Stephen, Evelyn Colbert do joint interview for virtual Montclair Film benefit; dates set for next fest

stephen and evelyn colbert Montclair film

Stephen and Evelyn Colbert in “The Future of Montclair Film.”

The Montclair Film Festival would normally be happening around this time of year. It’s not this year, of course, because of the pandemic. But in “The Future of Montclair Film,” a virtual benefit that debuted May 7, and its post-show virtual cocktail party, it was announced that this year’s fest will take place with in-person screenings and other events, Oct. 21-30.

It was also announced that “The Future of Montclair Film” — which will be available online for another week, at montclairfilm.org — has already raised $150,000.

“The Future of Montclair Film” was mainly devoted to an interview with Stephen Colbert and his wife, Evelyn Colbert, conducted at their Montclair home by Montclair Film executive director Tom Hall. Evelyn is the president of Montclair Film’s board of trustees; Stephen is a member of advisory board and has co-starred in annual benefits, over the last decade, in which he has interviewed people like Meryl Streep, Jon Stewart and J.J. Abrams.

The Colberts didn’t actually talk much about the future of Montclair Film, but they shared lots of memories about the past, including those annual benefits, and even played some amusing clips from benefits featuring Stephen Colbert with Julia Louis-Dreyfus and John Oliver. They also talked about Stephen Colbert’s talk show, which Evelyn has become more involved with during the pandemic.

Colbert said he took the “Late Show” job in 2015 partly because he loves performing for a live audience, and with his staff.

“But for the last year and two months now, something like that, no audience, no staff,” he said on “The Future of Montclair Film.” “They’re (staff members are) working, but I don’t spend any time with them. It’s like, I don’t know, it’s like trying like to defuse a bomb with mittens on or something. There’s no sensation at all. There’s some micro-nutrient that you pass with other people, for being physically with them. But it has nothing to do with what you communicate verbally or even visually. There’s something else going on. And that’s entirely missing on the show. It feels to me like I’m shouting my show into an empty Altoid tin, and then throwing it off an overpass onto the Interstate or something like that, going, ‘I hope someone finds that show!’ Because there’s no sense of feedback at all.
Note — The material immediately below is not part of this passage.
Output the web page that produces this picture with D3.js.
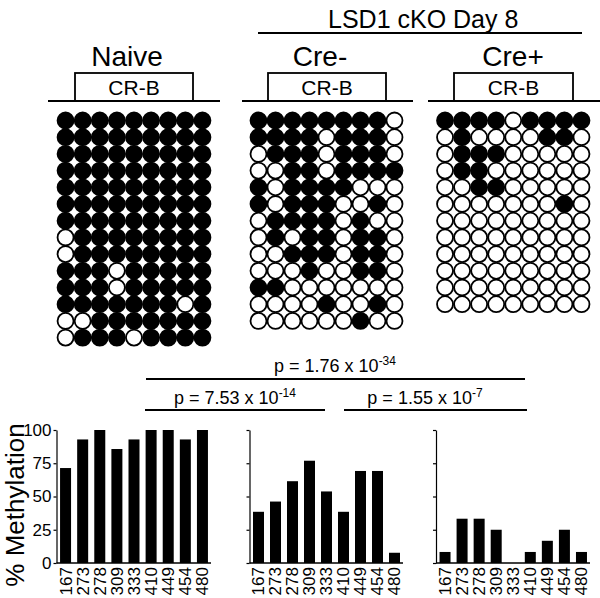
<!DOCTYPE html>
<html>
<head>
<meta charset="utf-8">
<script src="https://cdn.jsdelivr.net/npm/d3@7"></script>
<style>
  html, body { margin: 0; padding: 0; background: #fff; }
  svg { display: block; font-family: "Liberation Sans", Arial, sans-serif; }
</style>
</head>
<body>
<svg id="chart" width="600" height="598"></svg>
<script>
// ---------- DATA ----------
const cpgSites = ["167", "273", "278", "309", "333", "410", "449", "454", "480"];
const groupNames = ["Naive", "Cre-", "Cre+"];
const regionLabel = "CR-B";
const superTitle = "LSD1 cKO Day 8";

// 1 = methylated (filled), 0 = unmethylated (open); one row per clone
const naiveClones = [
  [1,1,1,1,1,1,1,1,1],
  [1,1,1,1,1,1,1,1,1],
  [1,1,1,1,1,1,1,1,1],
  [1,1,1,1,1,1,1,1,1],
  [1,1,1,1,1,1,1,1,1],
  [1,1,1,1,1,1,1,1,1],
  [1,1,1,1,1,1,1,1,1],
  [0,1,1,1,1,1,1,1,1],
  [0,1,1,1,1,1,1,1,1],
  [1,1,1,0,1,1,1,1,1],
  [1,1,1,0,1,1,1,1,1],
  [1,1,1,1,1,1,1,0,1],
  [0,0,1,1,1,1,1,1,1],
  [0,1,1,1,0,1,1,1,1]
];
const creMinusClones = [
  [1,1,1,1,1,1,1,1,0],
  [1,1,1,1,0,1,1,1,0],
  [0,1,1,1,0,1,1,1,0],
  [0,0,1,1,0,1,1,1,1],
  [1,0,1,1,1,1,0,0,0],
  [1,0,1,1,1,0,0,1,0],
  [0,1,1,1,1,0,1,0,0],
  [0,1,0,1,1,0,1,1,0],
  [0,0,1,1,1,0,1,1,0],
  [0,0,0,1,0,0,1,1,0],
  [1,1,0,0,0,0,0,0,0],
  [0,0,0,0,1,0,0,1,0],
  [0,0,0,0,0,0,1,0,0]
];
const crePlusClones = [
  [1,1,1,1,0,1,1,1,1],
  [0,1,0,0,0,0,1,1,0],
  [0,1,1,1,0,0,0,0,0],
  [0,1,1,0,0,0,0,0,0],
  [0,0,1,1,0,0,0,0,0],
  [0,0,0,0,0,0,0,1,0],
  [0,0,0,0,0,0,0,0,0],
  [0,0,0,0,0,0,0,0,0],
  [0,0,0,0,0,0,0,0,0],
  [0,0,0,0,0,0,0,0,0],
  [0,0,0,0,0,0,0,0,0],
  [0,0,0,0,0,0,0,0,0]
];

// % methylation per CpG site
const naivePct     = [71.4, 92.9, 100, 85.7, 92.9, 100, 100, 92.9, 100];
const creMinusPct  = [38.5, 46.2, 61.5, 76.9, 53.8, 38.5, 69.2, 69.2, 7.7];
const crePlusPct   = [8.3, 33.3, 33.3, 25.0, 0.0, 8.3, 16.7, 25.0, 8.3];

const yTicks = [0, 25, 50, 75, 100];
const yLabel = "% Methylation";

// p-value comparisons: [fromGroup, toGroup, mantissa, exponent]
const comparisons = [
  ["Naive", "Cre+", "1.76", "-34"],
  ["Naive", "Cre-", "7.53", "-14"],
  ["Cre-",  "Cre+", "1.55", "-7"]
];

// ---------- LAYOUT ----------
const svg = d3.select("#chart");
const ink = "#000";

const panels = [
  { name: "Naive", clones: naiveClones,    pct: naivePct,    x0: 57,  x1: 211, base: [48, 220],  box: [75, 193],  titleX: 127, showY: true },
  { name: "Cre-",  clones: creMinusClones, pct: creMinusPct, x0: 250, x1: 403, base: [242, 413], box: [268, 386], titleX: 320, showY: false },
  { name: "Cre+",  clones: crePlusClones,  pct: crePlusPct,  x0: 436.5, x1: 590, base: [428, 600], box: [454, 573], titleX: 513, showY: false }
];

const rowStep = 16.7;
const gridTop = 120.5;
const r = 8.0;

const y = d3.scaleLinear().domain([0, 100]).range([563, 430]);

// super title
svg.append("text").attr("x", 328).attr("y", 28).attr("text-anchor", "start")
  .attr("font-size", 25).attr("fill", ink).text(superTitle);
svg.append("line").attr("x1", 258).attr("x2", 582).attr("y1", 33).attr("y2", 33)
  .attr("stroke", ink).attr("stroke-width", 2);

panels.forEach(p => {
  const x = d3.scalePoint().domain(cpgSites).range([p.x0, p.x1]).padding(0.5);
  const rowY = d3.scaleLinear().domain([0, 1]).range([gridTop, gridTop + rowStep]);
  const g = svg.append("g");

  // title
  g.append("text").attr("x", p.titleX).attr("y", 66).attr("text-anchor", "middle")
    .attr("font-size", 28).attr("fill", ink).text(p.name);
  // region box + baseline
  g.append("rect").attr("x", p.box[0]).attr("y", 73).attr("width", p.box[1] - p.box[0]).attr("height", 28)
    .attr("fill", "none").attr("stroke", ink).attr("stroke-width", 1.8);
  g.append("text").attr("x", (p.box[0] + p.box[1]) / 2).attr("y", 95).attr("text-anchor", "middle")
    .attr("font-size", 21).attr("fill", ink).text(regionLabel);
  g.append("line").attr("x1", p.base[0]).attr("x2", p.base[1]).attr("y1", 101).attr("y2", 101)
    .attr("stroke", ink).attr("stroke-width", 2);

  // lollipop grid
  const cells = [];
  p.clones.forEach((row, i) => row.forEach((v, j) => cells.push({ i, site: cpgSites[j], v })));
  g.selectAll("circle.cpg").data(cells).join("circle")
    .attr("class", "cpg")
    .attr("cx", d => x(d.site))
    .attr("cy", d => rowY(d.i))
    .attr("r", r)
    .attr("fill", d => d.v ? ink : "#fff")
    .attr("stroke", ink).attr("stroke-width", 1.8);

  // bar chart
  const bw = 11;
  g.selectAll("rect.bar").data(p.pct.map((v, j) => ({ site: cpgSites[j], v }))).join("rect")
    .attr("class", "bar")
    .attr("x", d => x(d.site) - bw / 2)
    .attr("y", d => y(d.v))
    .attr("width", bw)
    .attr("height", d => y(0) - y(d.v))
    .attr("fill", ink);

  const ax = g.append("g").attr("transform", `translate(${p.x0 - 0.5},0)`)
    .call(d3.axisLeft(y).tickValues(yTicks).tickSize(3).tickSizeOuter(0)
      .tickFormat(p.showY ? d3.format("d") : ""));
  ax.select(".domain").attr("stroke", ink).attr("stroke-width", 1.2);
  ax.selectAll(".tick line").attr("stroke", ink).attr("stroke-width", 1.2);
  ax.selectAll(".tick text").attr("font-size", 17).attr("fill", ink)
    .attr("font-family", "Liberation Sans, Arial, sans-serif").attr("x", -5);

  g.append("line").attr("x1", p.x0 - 0.5).attr("x2", p.x1).attr("y1", y(0)).attr("y2", y(0))
    .attr("stroke", ink).attr("stroke-width", 1.5);

  g.selectAll("text.site").data(cpgSites).join("text")
    .attr("class", "site")
    .attr("transform", d => `translate(${x(d)},567) rotate(-90)`)
    .attr("text-anchor", "end").attr("dy", "0.35em")
    .attr("font-size", 17).attr("fill", ink).text(d => d);
});

// y label
svg.append("text").attr("transform", "translate(15,505) rotate(-90)")
  .attr("text-anchor", "middle").attr("dy", "0.35em")
  .attr("font-size", 26).attr("fill", ink).text(yLabel);

// p-value brackets
const bracketSpec = [
  { x1: 146, x2: 525, ly: 379, tx: 335, ty: 372 },
  { x1: 145, x2: 325, ly: 410, tx: 235, ty: 404 },
  { x1: 344, x2: 527, ly: 410, tx: 425, ty: 404 }
];
comparisons.forEach((c, k) => {
  const b = bracketSpec[k];
  svg.append("line").attr("x1", b.x1).attr("x2", b.x2).attr("y1", b.ly).attr("y2", b.ly)
    .attr("stroke", ink).attr("stroke-width", 2);
  const t = svg.append("text").attr("x", b.tx).attr("y", b.ty).attr("text-anchor", "middle")
    .attr("font-size", 18).attr("fill", ink);
  t.append("tspan").text(`p = ${c[2]} x 10`);
  t.append("tspan").attr("dy", -7).attr("font-size", 12).text(c[3]);
});
</script>
</body>
</html>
“When you do comedy … you know if it works. The audience makes this sound. And you go, ‘Oh, that worked. They made that sound that they make.’ And you know you’ve made this connection, and they’ve become this thing, and you can project that in your mind, and know what’s happening with the audience at home. But now, it’s all theory.

“The metaphor I’ve liked to use this year is, I learned to play this instrument through the last 30 years of my career. And the instrument is, like, the relationship with the audience, the laughter. And now I just go out every night and I just read sheet music. I just go, like, ‘Quarter note, eighth note, quarter note,’ like that … The audience does the singing. You’re like the conductor with the sheet music of the show in front of you. And that sound disappears.

“A year of that was fine. I’m ready for that to be over.”

Among the things Evelyn Colbert talked about during the benefit was her advocacy, over the past year, for New Jersey arts organizations negatively impacted by the pandemic (i.e., nearly all of them), through the New Jersey Arts and Culture Recovery Fund.

“I think everybody understands the value of the arts,” she said. “I think we see it particularly with the sense of isolation that people have right now: How much we all long to be together. And I think we all long to communicate and feel something together, and so when we talk about the need to keep these arts organizations alive, it’s almost like a mental health appeal, right? There’s a social and emotional learning component to not just arts education, which is incredibly important to getting a lot of these kids in some ways back to normal, but I think we all have incredible loss that we’ve had over the past year, and so I think having a place to go to share a beautiful experience is what we’re craving.

“New Jersey has wonderful art institutions; we have to save them. And it’s been a really, really hard year.”

The Colberts both grew up in South Carolina but have lived in Montclair since 2000.